As CEO and co-founder of green technology firm One Earth Designs, Catlin Powers seeks to help communities by developing clean energy solutions to climate change.

The company’s flagship product is the SolSource solar stove. Powers and her co-founder, Scot Frank, designed the sun-fueled cooker while working with nomads in the Himalayas. They built SolSource to help alleviate energy poverty, and as an alternative to the families’ traditional fuel-burning stoves, which create dangerous levels of air pollution inside homes.
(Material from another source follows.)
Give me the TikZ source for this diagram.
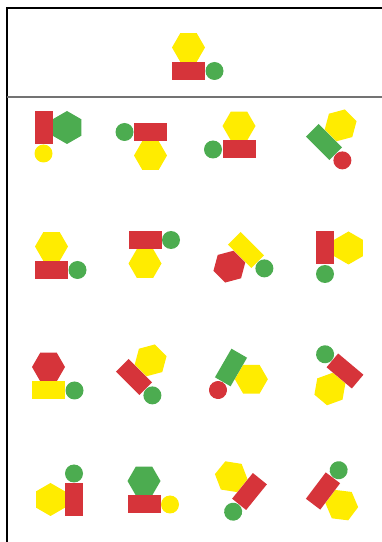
\documentclass[tikz,border=0pt]{standalone}
\definecolor{cy}{RGB}{255,236,0}
\definecolor{cr}{RGB}{214,52,58}
\definecolor{cg}{RGB}{76,172,80}
\newcommand\shapefig[6]{%
\begin{scope}[shift={(#1,542-#2)},#3]
\fill[#4] (16.5,23.5) -- (8.25,37.79) -- (-8.25,37.79) -- (-16.5,23.5) -- (-8.25,9.21) -- (8.25,9.21) -- cycle;
\fill[#5] (-16.5,-9) rectangle (16.5,9);
\fill[#6] (26,0) circle (9);
\end{scope}}
\begin{document}
\begin{tikzpicture}[x=1pt,y=1pt]
\useasboundingbox (0,0) rectangle (382,542);
\fill[white] (0,0) rectangle (382,542);
% frame
\draw[line width=2pt,black] (7,0) -- (7,542-8.5);
\draw[line width=2pt,black] (6,542-8.5) -- (382,542-8.5);
\draw[line width=1.8pt,black!55] (7,542-97) -- (382,542-97);
% top figure
\shapefig{188.5}{71}{rotate=0}{cy}{cr}{cg}
% row 1
\shapefig{43.5}{127.5}{rotate=-90}{cg}{cr}{cy}
\shapefig{150.5}{132}{rotate=180}{cy}{cr}{cg}
\shapefig{239}{149.5}{xscale=-1}{cy}{cr}{cg}
\shapefig{324}{142}{rotate=-45}{cy}{cg}{cr}
% row 2
\shapefig{51.5}{270}{rotate=0}{cy}{cr}{cg}
\shapefig{145}{240}{yscale=-1}{cy}{cr}{cg}
\shapefig{246}{250}{rotate=-45,yscale=-1}{cr}{cy}{cg}
\shapefig{325}{248}{rotate=-90}{cy}{cr}{cg}
% row 3
\shapefig{48.5}{390.5}{rotate=0}{cr}{cy}{cg}
\shapefig{134}{377}{rotate=-45}{cy}{cr}{cg}
\shapefig{231}{367.5}{rotate=240}{cy}{cg}{cr}
\shapefig{345}{371}{rotate=140}{cy}{cr}{cg}
% row 4
\shapefig{74}{499.5}{rotate=90}{cy}{cr}{cg}
\shapefig{144}{504.5}{rotate=0}{cg}{cr}{cy}
\shapefig{249.5}{491.5}{rotate=231,yscale=-1}{cy}{cr}{cg}
\shapefig{323}{491}{rotate=53,yscale=-1}{cy}{cr}{cg}
\end{tikzpicture}
\end{document}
Made from recyclable materials and manufactured in sustainable factories in China, the smoke-free stove harnesses sunlight at 92 percent efficiency. Since introducing SolSource in 2013, One Earth Designs has sold more than 4,000 units in 60 countries. Celebrity chef José Andrés is a fan, and the solar cooker even made an appearance on Top Chef in December.

“Some of our original customers in the Himalayas were so ecstatic to see SolSource – this product they were involved in designing – being used by professional chefs and by people all around the world, so that’s been a beautiful thing,” Powers says.

Like Keehn, Powers has found that working with local partners, specifically in regards to logistics, has been the best strategy to sustainable growth. Being able to virtually vet new distributors and retail partners through their network, as opposed to flying someone out to every location, has allowed One Earth Designs to expand globally in a responsible way.

“At first we tried to do it ourselves, but found it was impossible to be the manufacturer and distributor,” says Powers. “Working with great local partners has been a really important mechanism for us.”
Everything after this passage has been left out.